If you've read Part 1 and Part 2 of this series, you know I've had very little experience with classes and objects in Python, and have never dabbled at all in multiple inheritance. What I know is that inheritance is a way to make a specialized subclass of a class. e.g. suppose you have an employee object. Employee's have an ID number, a title, a location/room, office phone and so forth. Now suppose you want to define a manager object. A manager is an employee, but perhaps has an associated list of directly reporting employees (the folks he manages). So, to save having to re-implement all the basic stuff for the employee aspect of the manager, you instead derive the class for manager from the class for employee.

Fine. Where I get confused is when looking for good examples of multiple inheritance. Sitting here trying to make one up: Suppose we had a Stash class that knew how to pickle an object and write it to nonvolatile storage, returning a key value that you could later present to a method of Stash to retrieve the stored object. A "permanent" employee might usefully be derived from both the employee class and the stash class. But why multiple inheritance instead of deriving employee from stash and then manager from employee? The crystal grows dark.
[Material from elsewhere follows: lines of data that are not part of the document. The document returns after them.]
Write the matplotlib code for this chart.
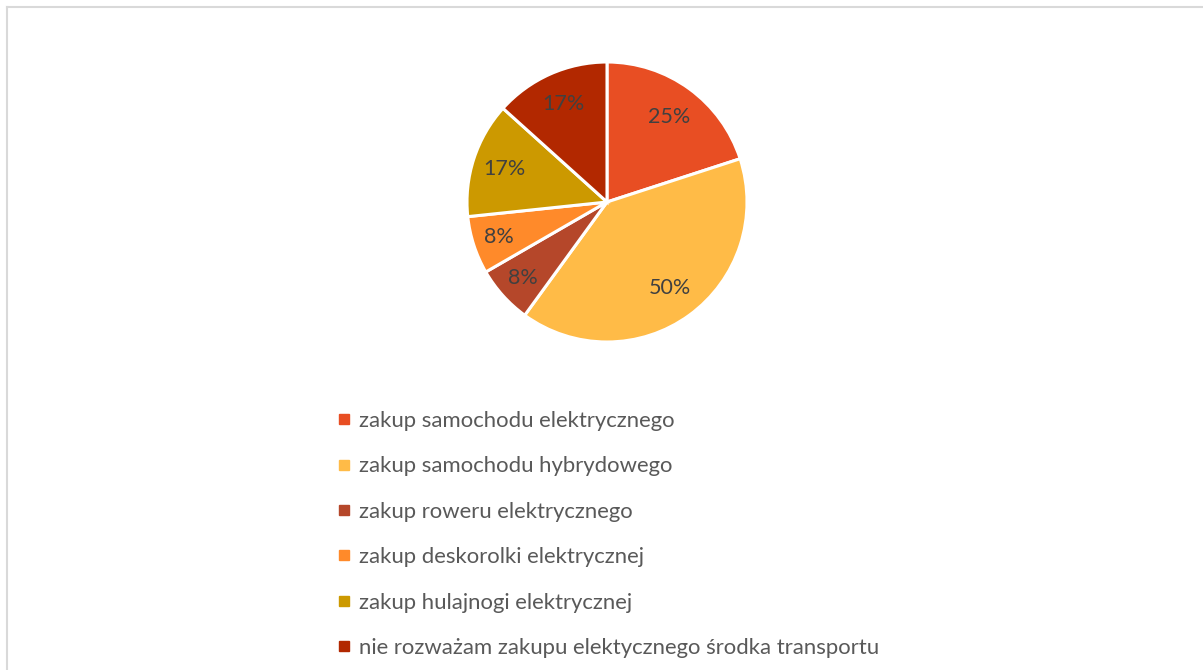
import matplotlib
matplotlib.use("Agg")
import matplotlib.pyplot as plt
from matplotlib.lines import Line2D
import numpy as np

plt.rcParams['font.family'] = ['Lato', 'DejaVu Sans']

categories = [
    "zakup samochodu elektrycznego",
    "zakup samochodu hybrydowego",
    "zakup roweru elektrycznego",
    "zakup deskorolki elektrycznej",
    "zakup hulajnogi elektrycznej",
    "nie rozważam zakupu elektycznego środka transportu",
]
counts = [3, 6, 1, 1, 2, 2]
pct_labels = ["25%", "50%", "8%", "8%", "17%", "17%"]
colors = ["#E84E23", "#FFBB47", "#B5472A", "#FF8A2A", "#CC9900", "#B22800"]

W, H = 1203, 670
fig = plt.figure(figsize=(W / 100, H / 100), dpi=100)

# frame lines (top and left)
fig.add_artist(Line2D([6.5 / W, 6.5 / W], [0, 1 - 6.5 / H], color="#D9D9D9", lw=1.5))
fig.add_artist(Line2D([6.5 / W, 1], [1 - 6.5 / H, 1 - 6.5 / H], color="#D9D9D9", lw=1.5))

cx, cy, r = 607, 202, 140
ax = fig.add_axes([(cx - r) / W, 1 - (cy + r) / H, 2 * r / W, 2 * r / H])
wedges, _ = ax.pie(counts, colors=colors, startangle=90, counterclock=False,
                   wedgeprops=dict(edgecolor="white", linewidth=2.2))
ax.set_xlim(-1, 1)
ax.set_ylim(-1, 1)
ax.set_aspect("equal")
ax.axis("off")

dists = [0.75, 0.76, 0.81, 0.81, 0.77, 0.77]
for w, lab, d in zip(wedges, pct_labels, dists):
    ang = np.deg2rad((w.theta1 + w.theta2) / 2)
    ax.text(d * np.cos(ang), d * np.sin(ang), lab, ha="center", va="center",
            fontsize=15.5, color="#404040")

handles = [Line2D([], [], marker="s", ls="", color=c, markersize=7) for c in colors]
leg = fig.legend(handles, categories, loc="upper left",
                 bbox_to_anchor=(337 / W, 1 - 411 / H), frameon=False,
                 fontsize=15.9, labelcolor="#595959", labelspacing=1.15,
                 handlelength=0.6, handletextpad=0.4, borderpad=0, borderaxespad=0)

fig.savefig("out.png", dpi=100, facecolor="white")
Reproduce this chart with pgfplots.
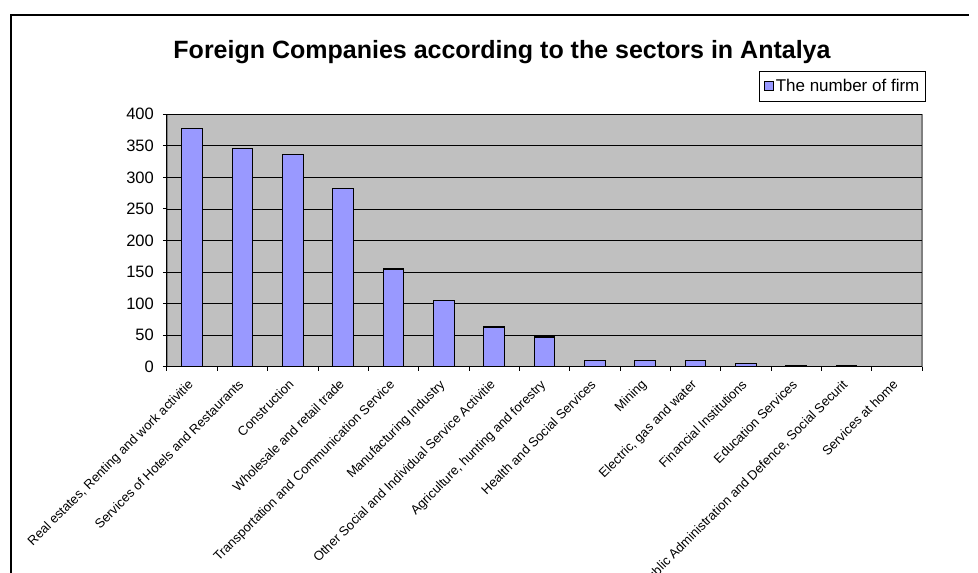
\documentclass[border=0pt]{standalone}
\usepackage{fontspec}
\setmainfont{Liberation Sans}
\usepackage{pgfplots}
\pgfplotsset{compat=1.18}
\definecolor{plotbg}{HTML}{C0C0C0}
\definecolor{barfill}{HTML}{9999FF}
\definecolor{frameg}{HTML}{808080}
\begin{document}
\begin{tikzpicture}
\path[use as bounding box] (0pt,0pt) rectangle (978pt,-573pt);
\draw[line width=1.3pt] (11pt,-580pt) -- (11pt,-15pt) -- (969pt,-15pt);
\node[font=\fontsize{25}{30}\selectfont\bfseries] at (502pt,-52pt) {Foreign Companies according to the sectors in Antalya};
\begin{axis}[
  scale only axis, width=755pt, height=252.4pt,
  at={(167pt,-366.7pt)}, anchor=south west,
  xmin=-0.5, xmax=14.5, ymin=0, ymax=400,
  ytick={0,50,...,400},
  xtick={-0.5,0.5,...,14.5},
  x tick label as interval,
  xticklabels={{Real estates, Renting and work activitie},
    Services of Hotels and Restaurants,
    Construction,
    Wholesale and retail trade,
    Transportation and Communication Service,
    Manufacturing Industry,
    Other Social and Individual Service Activitie,
    {Agriculture, hunting and forestry},
    Health and Social Services,
    Mining,
    {Electric, gas and water},
    Financial Institutions,
    Education Services,
    {Public Administration and Defence, Social Securit},
    Services at home},
  axis x line*=bottom, axis y line*=left,
  axis line style={black, line width=1pt, -},
  axis background/.style={fill=plotbg, draw=frameg, line width=1.2pt},
  ymajorgrids, major grid style={black, line width=0.9pt},
  tick align=outside, major tick length=4pt,
  tick style={black, line width=1pt},
  /pgf/number format/assume math mode=true,
  yticklabel style={font=\fontsize{16.5}{19}\selectfont, inner sep=0pt, xshift=-9pt},
  xticklabel style={font=\fontsize{13}{15}\selectfont, rotate=45, anchor=north east, inner sep=0pt, xshift=-9pt, yshift=-2pt},
  legend style={at={(1.005,1.172)}, anchor=north east, draw=black, fill=white,
    font=\fontsize{17}{20}\selectfont, inner xsep=4pt, inner ysep=6pt, line width=0.8pt},
  legend image code/.code={\draw[#1, line width=1pt] (0pt,-4.5pt) rectangle (9pt,4.5pt);},
]
\addplot[ybar, bar width=0.41, fill=barfill, draw=black, line width=1.2pt] coordinates {
  (0,378) (1,346) (2,336) (3,283) (4,155) (5,105) (6,63) (7,47)
  (8,10) (9,10) (10,10) (11,5) (12,2) (13,2) (14,0)};
\addlegendentry{The number of firm}
\end{axis}
\end{tikzpicture}
\end{document}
Perhaps if I get around to Part 4, I'll have good answers. If you can give me a clue that will further my education on this topic, do feel free to add a comment to this blog or if you'd like more room, post a link to a blog response of your own.

Back to A, B, C and D of the homework problem. The language is Python 2.7. That's potentially important because the method resolution order (MRO) changed in the move from Python 2.2 to Python 2.3. On, all the hairy details are explained and python code is given to inspect a class hierarchy. So I cross-bred that print_mro code with the original assignment and massaged the lines so the file was executable Python code. That gave me this: My thinking was that by actually executing the code from the questions, I could see for certain if the official correct answers do come out, and then I can explore the test code to understand why those answers came out.

My first big surprise is that as given, print_mro only works on classes, not on objects. As I understand it, an object in python knows what class it is an instance of, so I believe that print_mro could be readily souped up to start from an object and report on the class MRO anyhow. I didn't bother - just lived with the limitation of only handing classes, not objects to the print_mro routine.

As the code now stands, this works:

obj = D()
print "D.__dict__=", D.__dict__

but print_mro(obj) fails.

A class has a set of built-in class attributes. CLASS.__dict__ is a dictionary of all those class attributes. See: For all the foofaraw about MRO's the print_mro routine showed no surprises. The general rule is to find a method, start at the root of the hierarchy and work down and left to right. First match to the sought method name wins.

So the class attributes include __bases__, the parent classes of the class.

An object also has a set of built-in attributes: OBJECT.__class__ is the name of the object's class, and OBJECT.__dict__ is a dictionary of the object's attributes (just data attributes, like a, b, c, d in our example). Notice that __bases__ isn't lugged along with each instance of the class, just the class name and you'd have to look at the class's built in attributes for further info.

The output of running is here: Lines 76-77 show the linear list of the classes that make up class D. I see no surprise there. It's D, C, B, A. So when looking for a method (i.e. function) to invoke from an instance of D, that's the order of the classes that it'll look through in questing for that method.

But by peeking at the obj.__dict__ I see only simple values in that instance. e.g. {'a': 2, 'c': 5, 'b': 3, 'd': 6}, not the complicated class hierarchy I was expecting to see reflected in the data too. I was expecting to see an "a" attribute associated with class B and another from class A. But it seems the only "a" is for obj's class D. So the __init__ methods get invoked when obj is instantiated and the last to run is the one for class A, so the value of the "a" attribute set by B.__init__() is the one that prevails. A.__init__ sets "a" to 1, but it was invoked by B.__init__ and later in B.__init__, the "a" gets set to 2.

So that's quite different from what I expected to see, but perhaps is simpler than I was looking for. In any case, it does explain why obj.a ends up being 2.

Looking a bit further up in the hierarchy, D.__init__ invokes C.__init__ which sets "a" to 4, but next thing D.__init__ does is invoke B.__init__ so the "a" changes to 1 and then to 2 as I just described.

All those complex resolution order rules apply for find a method to apply to an object, but don't apply at all for a reference to a data attribute. If you are looking for an attribute named "a" the object's dictionary either has an entry for "a" or you are out of luck.

I still believe it'd be much more valuable if a real use for this stuff was contrived for the examples here instead of A, B, C and D. I haven't done any significant OOP, so I have no real experience with inheritance. Maybe if I had such experience, the merits of the Python implementation of multiple inheritance would be more obvious to me. Seems to me that having all the data attributes in one dictionary implies that in modifying any of the code of any of the classes in the complex hierarchy that a certain amount of care is needed to not introduce unintended name conflicts across the classes. My best guess is that someday when working a far more complex problem in Python that I'll suddenly recognize a burning need for multiple inheritance, but until then, I intend to follow the KISS principle.

If you know more about multiple inheritance in Python then I do (setting a very low bar...), please point out any errors in this article. I'm just sharing what I saw in my experiments, so there's plenty of room for me to get some or all of it outright wrong.